1/2 Mes TCA ne se voient pas
J’ai un rapport malsain à la nourriture. En 2018, je me sentais tellement mal dans mon corps que j’ai pris la décision de ne plus rien manger à part une compote pendant quarante-huit heures. C’était le seul moyen pour maigrir car j’avais déjà testé plein de choses : des régimes, le sport… Rien ne fonctionnait. En deux mois, j’ai perdu quinze kilos et tout le monde, que ce soit au lycée ou mes proches, me disaient que j’avais « fondu » sans s’inquiéter du pourquoi et du comment. J’étais tellement heureuse qu’on le remarque que j’ai continué.
L’été, je passais mes journées sur Paris à marcher des kilomètres sans rien manger et, dès que je rentrais, je mentais à ma mère et lui disais que j’avais mangé dehors pour ne pas qu’elle me force à manger. Ça ne fonctionnait pas toujours et, quand elle me forçait, je mangeais le moins possible. Je me rappelle même une fois avoir donné le steak haché à manger à mon chien en cachette.
Je ne me souviens pas avoir déjà eu une discussion concernant la nourriture avec ma mère, elle n’a jamais prêté attention au fait que je mange peu ou trop.
J’attends qu’elle aille se coucher
En 2019, j’avais repris du poids et, mon ex me le faisant bien comprendre, j’ai décidé de passer à une étape supérieure : me faire vomir. Mon corps me dégoûtait et mon seul objectif était de retrouver mon poids de 2018.
Aujourd’hui, ça fait trois ans que je me fais vomir lorsque ça ne va pas, et ma mère ne m’a jamais entendue faire ça. Généralement, j’attends qu’elle aille se coucher ou que je sois toute seule à la maison pour le faire. La seule fois où elle m’a surprise, je lui ai dit que j’avais mal au ventre et que j’étais malade.
Dès que je regrette d’avoir mangé quelque chose de très gras et que je ne me sens pas bien mentalement, je décide de me faire vomir comme si je voulais me punir. Mes copines, ma sœur et mes anciens copains ne l’ont jamais su non plus. J’attends d’être toute seule, et je fais le moins de bruit possible.
Mon poids change mais mon corps reste à peu près le même, c’est pour ça aussi que personne ne le remarque.

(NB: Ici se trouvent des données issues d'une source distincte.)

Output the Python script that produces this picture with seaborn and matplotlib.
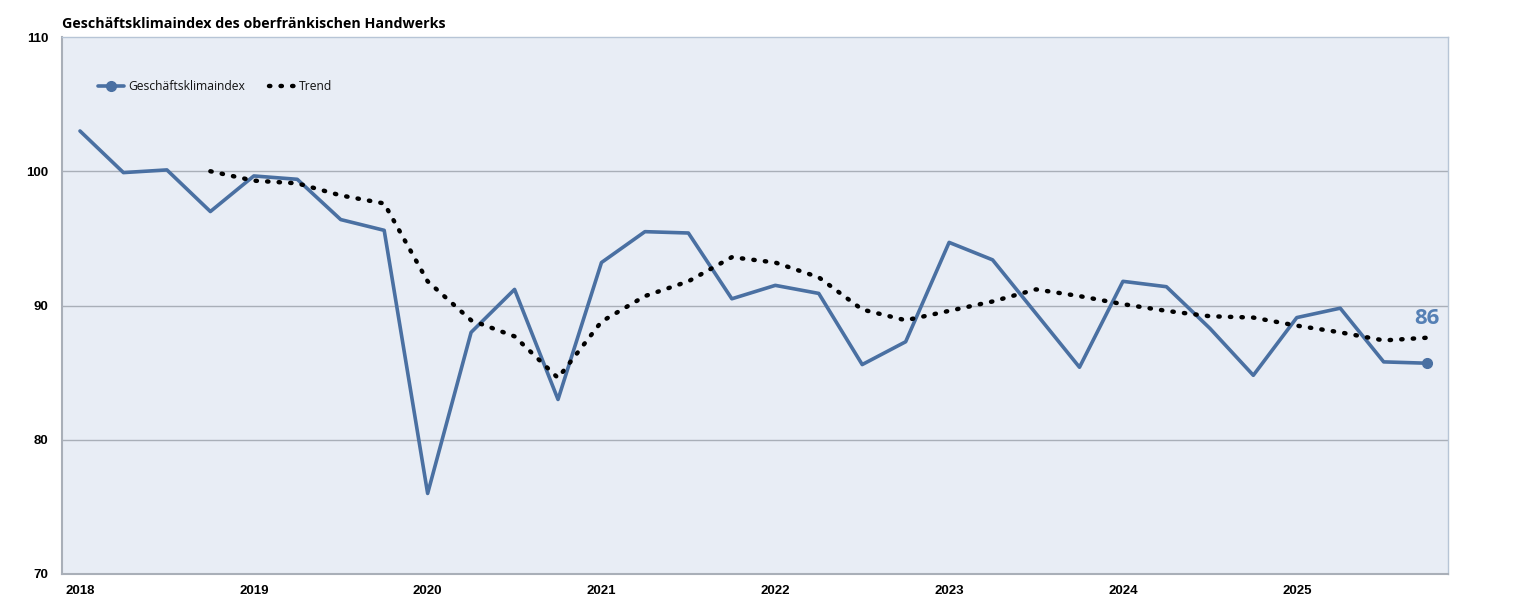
import numpy as np
import pandas as pd
import matplotlib
matplotlib.use("Agg")
import matplotlib.pyplot as plt
from matplotlib.lines import Line2D
import seaborn as sns

# ---- data ----
quarters = list(range(32))  # 2018 Q1 .. 2025 Q4
index_values = [103.0, 99.9, 100.1, 97.0, 99.65, 99.4, 96.4, 95.6,
                76.0, 88.0, 91.2, 83.0, 93.2, 95.5, 95.4, 90.5,
                91.5, 90.9, 85.6, 87.3, 94.7, 93.4, 89.4, 85.4,
                91.8, 91.4, 88.3, 84.8, 89.1, 89.8, 85.8, 85.7]
trend_values = [np.nan, np.nan, np.nan, 100.0, 99.3, 99.1, 98.2, 97.6,
                91.8, 88.9, 87.7, 84.6, 88.8, 90.7, 91.8, 93.6,
                93.2, 92.1, 89.7, 88.9, 89.6, 90.3, 91.2, 90.7,
                90.1, 89.6, 89.2, 89.1, 88.5, 88.0, 87.4, 87.6]
year_labels = ["2018", "2019", "2020", "2021", "2022", "2023", "2024", "2025"]
y_ticks = [70, 80, 90, 100, 110]
last_label = "86"

df = pd.DataFrame({"q": quarters, "index": index_values, "trend": trend_values})

sns.set_theme(style="white")
plt.rcParams["font.family"] = ["Liberation Sans", "DejaVu Sans"]
plt.rcParams["text.color"] = "black"
plt.rcParams["xtick.color"] = "black"
plt.rcParams["ytick.color"] = "black"

blue = "#4A70A2"
fig = plt.figure(figsize=(15.2, 6.15), dpi=100)
ax = fig.add_axes([62 / 1520, 1 - 574 / 615, (1448 - 62) / 1520, (574 - 37) / 615])
ax.set_facecolor("#E8EDF5")

for y in [80, 90, 100]:
    ax.axhline(y, color="#A9AFB8", lw=1.0, zorder=1)

sns.lineplot(data=df, x="q", y="index", ax=ax, color=blue, lw=2.6, zorder=3)
sns.lineplot(data=df.dropna(), x="q", y="trend", ax=ax, color="black",
             lw=3.2, linestyle=(0, (0.3, 2.3)), dash_capstyle="round", zorder=4)
ax.plot(df["q"].iloc[-1], df["index"].iloc[-1], "o", color=blue, ms=7, zorder=5)

ax.text(df["q"].iloc[-1], 89.0, last_label, color="#5580B5", fontsize=16,
        fontweight="bold", ha="center", va="center",
        family=["Open Sans", "DejaVu Sans"])

ax.set_xlim(-0.414, 31.48)
ax.set_ylim(70, 110)
ax.set_xticks(list(range(0, 32, 4)))
ax.set_xticklabels(year_labels, fontsize=9.5, fontweight="bold", color="black")
ax.set_yticks(y_ticks)
ax.set_yticklabels([str(v) for v in y_ticks], fontsize=9.5, fontweight="bold", color="black")
ax.tick_params(axis="x", length=0, pad=8)
ax.tick_params(axis="y", length=0, pad=10)
ax.set_xlabel("")
ax.set_ylabel("")

for side in ["top", "right"]:
    ax.spines[side].set_color("#B7C5D6")
    ax.spines[side].set_linewidth(1.0)
for side in ["left", "bottom"]:
    ax.spines[side].set_color("#A9AFB8")
    ax.spines[side].set_linewidth(1.5)

handles = [
    Line2D([0], [0], color=blue, lw=2.6, marker="o", ms=7, markevery=[1]),
    Line2D([0], [0], color="black", lw=3.2, linestyle=(0, (0.3, 2.3)),
           dash_capstyle="round"),
]
leg = ax.legend(handles, ["Geschäftsklimaindex", "Trend"], loc="center left",
                bbox_to_anchor=(0.018, 0.907), ncol=2, frameon=False,
                handlelength=2.2, columnspacing=2.0, handletextpad=0.3,
                prop={"family": ["Open Sans", "DejaVu Sans"], "size": 8.7})
for t in leg.get_texts():
    t.set_color("#111111")

fig.text(62 / 1520, 1 - 24 / 615, "Geschäftsklimaindex des oberfränkischen Handwerks",
         fontsize=10.3, fontweight="bold", ha="left", va="center", color="black",
         family=["Open Sans", "DejaVu Sans"])

fig.savefig("out.png", dpi=100, facecolor="white")
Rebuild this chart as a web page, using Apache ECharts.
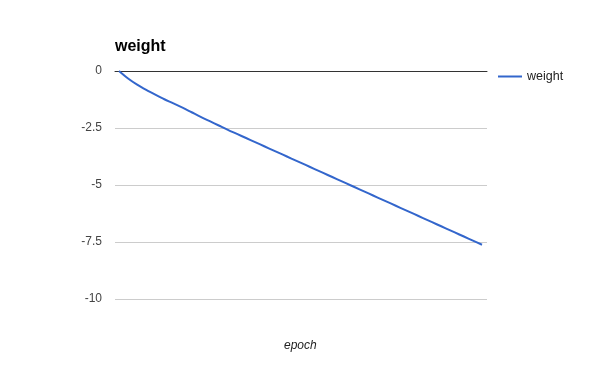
<!DOCTYPE html>
<html><head><meta charset="utf-8">
<script src="https://cdn.jsdelivr.net/npm/echarts@6/dist/echarts.min.js"></script>
<style>html,body{margin:0;padding:0;background:#fff}#c{width:600px;height:371px}</style>
</head><body><div id="c"></div>
<script>
var epochs = [0,1,2,3,4,5,6,7,8,9,10,11,12,13,14,15,16,17,18,19,20,21,22,23,24,25,26,27,28,29,30,31,32,33,34,35,36,37,38,39,40];
var weight = [0,-0.33,-0.60,-0.83,-1.04,-1.24,-1.42,-1.61,-1.81,-2.01,-2.20,-2.39,-2.58,-2.76,-2.94,-3.12,-3.30,-3.48,-3.66,-3.84,-4.02,-4.20,-4.38,-4.56,-4.74,-4.92,-5.10,-5.28,-5.46,-5.64,-5.82,-6.00,-6.18,-6.36,-6.54,-6.72,-6.90,-7.08,-7.26,-7.44,-7.62];
var yTicks = [0,-2.5,-5,-7.5,-10];
var chart = echarts.init(document.getElementById('c'), null, {renderer:'canvas'});
var font = 'Arial, "Liberation Sans", sans-serif';
chart.setOption({
  animation:false,
  title:[
    {text:'weight', left:110, top:34, textStyle:{fontFamily:font, fontSize:16, fontWeight:'bold', color:'#000'}},
    {text:'epoch', left:279, top:335, textStyle:{fontFamily:font, fontSize:12, fontStyle:'italic', fontWeight:'normal', color:'#222'}}
  ],
  legend:{left:493, top:65, itemWidth:24, itemHeight:14, itemGap:5,
    icon:'path://M0,6 L24,6 L24,8 L0,8 Z',
    textStyle:{fontFamily:font, fontSize:12.5, color:'#222', padding:[0,0,0,0]},
    data:['weight']},
  grid:{left:115, right:113, top:71, bottom:72, containLabel:false},
  xAxis:{type:'value', min:-0.44, max:40.55,
    axisLine:{show:true, onZero:true, lineStyle:{color:'#333', width:1}},
    axisTick:{show:false}, axisLabel:{show:false}, splitLine:{show:false}},
  yAxis:{type:'value', min:-10, max:0, interval:2.5,
    axisLine:{show:false}, axisTick:{show:false},
    axisLabel:{fontFamily:font, fontSize:12, color:'#444', margin:13,
      formatter:function(v){return yTicks.indexOf(v)>=0 ? String(v) : '';}},
    splitLine:{lineStyle:{color:'#ccc', width:1}}},
  series:[{name:'weight', type:'line', showSymbol:false, smooth:0.3,
    lineStyle:{color:'#3366cc', width:2}, itemStyle:{color:'#3366cc'},
    data:epochs.map(function(e,i){return [e, weight[i]];})}]
});
</script></body></html>
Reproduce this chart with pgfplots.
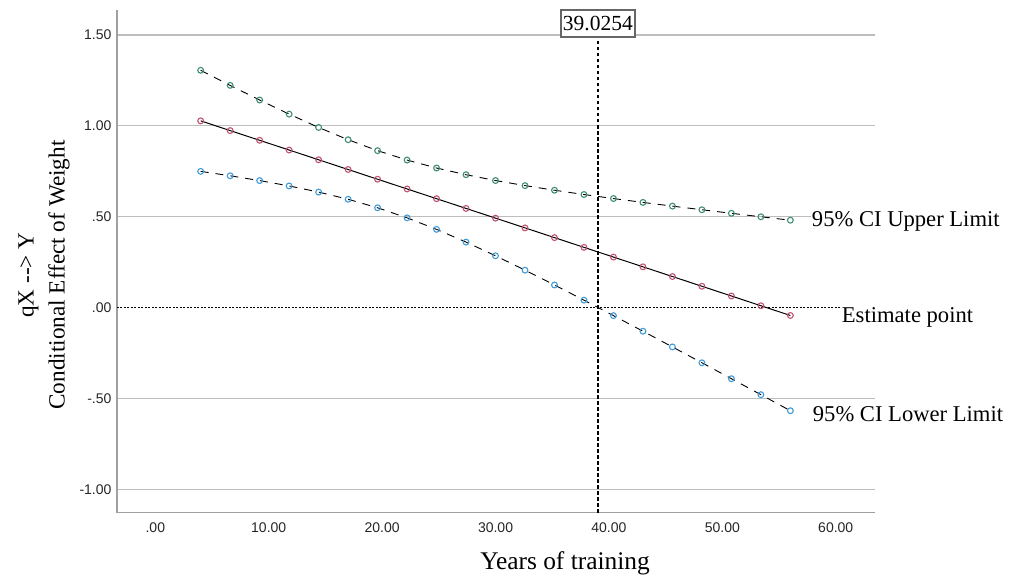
\documentclass[border=0pt]{standalone}
\usepackage{fontspec}
\setmainfont{Liberation Serif}
\newfontfamily\arialf{Liberation Sans}
\usepackage{pgfplots}
\pgfplotsset{compat=1.18}
\definecolor{gridc}{HTML}{BDBDBD}
\definecolor{axc}{HTML}{A0A0A0}
\definecolor{upc}{HTML}{3E8C74}
\definecolor{estc}{HTML}{C2516F}
\definecolor{loc}{HTML}{3F9BD6}
\begin{document}
\begin{tikzpicture}
\begin{axis}[
 x=11.34pt, y=181.7pt,
 xmin=-3.38, xmax=63.47, ymin=-1.128, ymax=1.638,
 axis x line=bottom, axis y line=left,
 axis line style={-, color=axc, line width=1.2pt},
 major tick length=0pt,
 xtick={0,10,20,30,40,50,60},
 xticklabels={.00,10.00,20.00,30.00,40.00,50.00,60.00},
 ytick={-1,-0.5,0.5,1,1.5},
 yticklabels={-1.00,-.50,.50,1.00,1.50},
 extra y ticks={0}, extra y tick labels={.00},
 extra y tick style={grid=none},
 ymajorgrids, grid style={gridc, line width=1.2pt},
 ticklabel style={font=\arialf\fontsize{14}{16}\selectfont, text=black!85},
 xticklabel style={yshift=-6.5pt},
 yticklabel style={xshift=-2pt},
 clip=false,
]
\draw[black, line width=0.6pt, dash pattern=on 2pt off 1.5pt] (axis cs:-3.38,0) -- (axis cs:60.5,0);
\draw[black, line width=1.3pt, dash pattern=on 3.5pt off 2.5pt] (axis cs:39.0254,-1.128) -- (axis cs:39.0254,1.55);

\addplot[black, line width=0.9pt, dash pattern=on 8pt off 7pt, mark=o, mark size=2.9pt, mark options={solid, upc, line width=1.1pt}] table {
x y
4.0 1.3056
6.6 1.2227
9.2 1.1421
11.8 1.0645
14.4 0.9911
17.0 0.9236
19.6 0.8634
22.2 0.8117
24.8 0.7679
27.4 0.7310
30.0 0.6991
32.6 0.6710
35.2 0.6456
37.8 0.6220
40.4 0.5999
43.0 0.5786
45.6 0.5581
48.2 0.5382
50.8 0.5187
53.4 0.4995
56.0 0.4806
};
\addplot[black, line width=0.9pt, dash pattern=on 8pt off 7pt, mark=o, mark size=2.9pt, mark options={solid, loc, line width=1.1pt}] table {
x y
4.0 0.7494
6.6 0.7251
9.2 0.6987
11.8 0.6693
14.4 0.6355
17.0 0.5960
19.6 0.5490
22.2 0.4937
24.8 0.4303
27.4 0.3602
30.0 0.2849
32.6 0.2058
35.2 0.1242
37.8 0.0406
40.4 -0.0443
43.0 -0.1302
45.6 -0.2167
48.2 -0.3040
50.8 -0.3915
53.4 -0.4795
56.0 -0.5678
};
\addplot[black, line width=1.0pt, mark=o, mark size=2.9pt, mark options={solid, estc, line width=1.1pt}] table {
x y
4.0 1.0275
6.6 0.9739
9.2 0.9204
11.8 0.8669
14.4 0.8133
17.0 0.7598
19.6 0.7062
22.2 0.6527
24.8 0.5991
27.4 0.5456
30.0 0.4920
32.6 0.4384
35.2 0.3849
37.8 0.3313
40.4 0.2778
43.0 0.2242
45.6 0.1707
48.2 0.1171
50.8 0.0636
53.4 0.0100
56.0 -0.0436
};

\node[draw=black!60, line width=1.4pt, fill=white, minimum width=74pt, minimum height=27pt, inner sep=0pt, font=\fontsize{21.5}{24}\selectfont] at (axis cs:39.0254,1.563) {39.0254};

\node[anchor=base west, fill=white, inner sep=1pt, font=\fontsize{22.6}{24}\selectfont] at (axis cs:57.8,0.4436) {95\% CI Upper Limit};
\node[anchor=base west, fill=white, inner sep=1pt, font=\fontsize{22.6}{24}\selectfont] at (axis cs:60.44,-0.0848) {Estimate point};
\node[anchor=base west, fill=white, inner sep=1pt, font=\fontsize{22.6}{24}\selectfont] at (axis cs:57.88,-0.6296) {95\% CI Lower Limit};

\node[rotate=90, align=center, font=\fontsize{23.2}{31}\selectfont] at (axis cs:-9.815,0.179) {qX {-}{-}> Y\\Conditional Effect of Weight};
\node[anchor=base, font=\fontsize{25.4}{28}\selectfont] at (axis cs:36.13,-1.444) {Years of training};

\coordinate (bbl) at (axis cs:-13.695,-1.505);
\coordinate (btr) at (axis cs:76.16,1.6926);
\end{axis}
\pgfresetboundingbox
\path[use as bounding box] (bbl) rectangle (btr);
\end{tikzpicture}
\end{document}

J’ai enfin pu me confier sur mes TCA
J’ai toujours gardé ça pour moi, jusqu’en janvier 2022, quand j’ai décidé d’en parler à une copine suite à une crise assez forte. Ça m’a donné envie de me confier. J’ai eu très peur de sa réaction et les mots ont eu du mal à sortir de ma bouche, j’étais extrêmement gênée en lui expliquant. Elle a été bienveillante et me donne envie d’en parler de plus en plus, mais je ne pense pas encore être prête à en parler à ma mère. Elle ne comprendrait pas. Dans la vie de tous les jours, elle trouve toujours que j’exagère tout ce que je ressens.
Je pense prendre prochainement rendez-vous chez un professionnel car je sais l’impact négatif que ce trouble a sur ma vie, que ce soit mentalement, au niveau de la confiance en soi ou encore sur mes relations amicales et amoureuses. J’ai réellement envie de guérir car les TCA me gâchent la vie.
Ema, 20 ans, étudiante, Pontault-Combault
Crédit photo Pexels // CC cottonbro
Déconstruire les préjugés sur les TCA
Le 2 juin, c’est la journée mondiale des troubles des conduites alimentaires (TCA). Souffrir de TCA, c’est aussi subir les idées reçues sur sa maladie. Déconstruisons ensemble quelques préjugés.
NON, les TCA ne concernent pas que les ados
Près d’un million de Français·es souffrent de TCA, dont 500 000 adultes. Plus de la moitié ne sont pas diagnostiqué·es, en partie parce qu’on considère souvent que ces maladies ne touchent que les ados.
NON, les TCA ne sont pas un caprice…
…même s’ils apparaissent majoritairement à l’adolescence. Ce sont des troubles complexes qui doivent être traités par des spécialistes, le plus tôt possible. Considérer ces troubles comme une période de transition ne fait que retarder la prise en charge et le processus de guérison.
NON, les TCA ne concernent pas que les filles
Au moins 10 % des personnes souffrant de TCA sont des hommes. Dans le cas de l’hyperphagie boulimique, il y autant d’hommes que de femmes malades. Ce préjugé empêche beaucoup d’hommes d’être diagnostiqués.
NON, guérir de TCA n’est pas qu’une question de volonté
Comme pour soigner toutes les maladies psys, la volonté ne suffit pas à guérir. Ces troubles sont très addictifs, c’est pourquoi la prise en charge médicale est indispensable. Aussi, tout n’est pas dans la tête : les TCA peuvent aussi être dus à des facteurs génétiques et biologiques.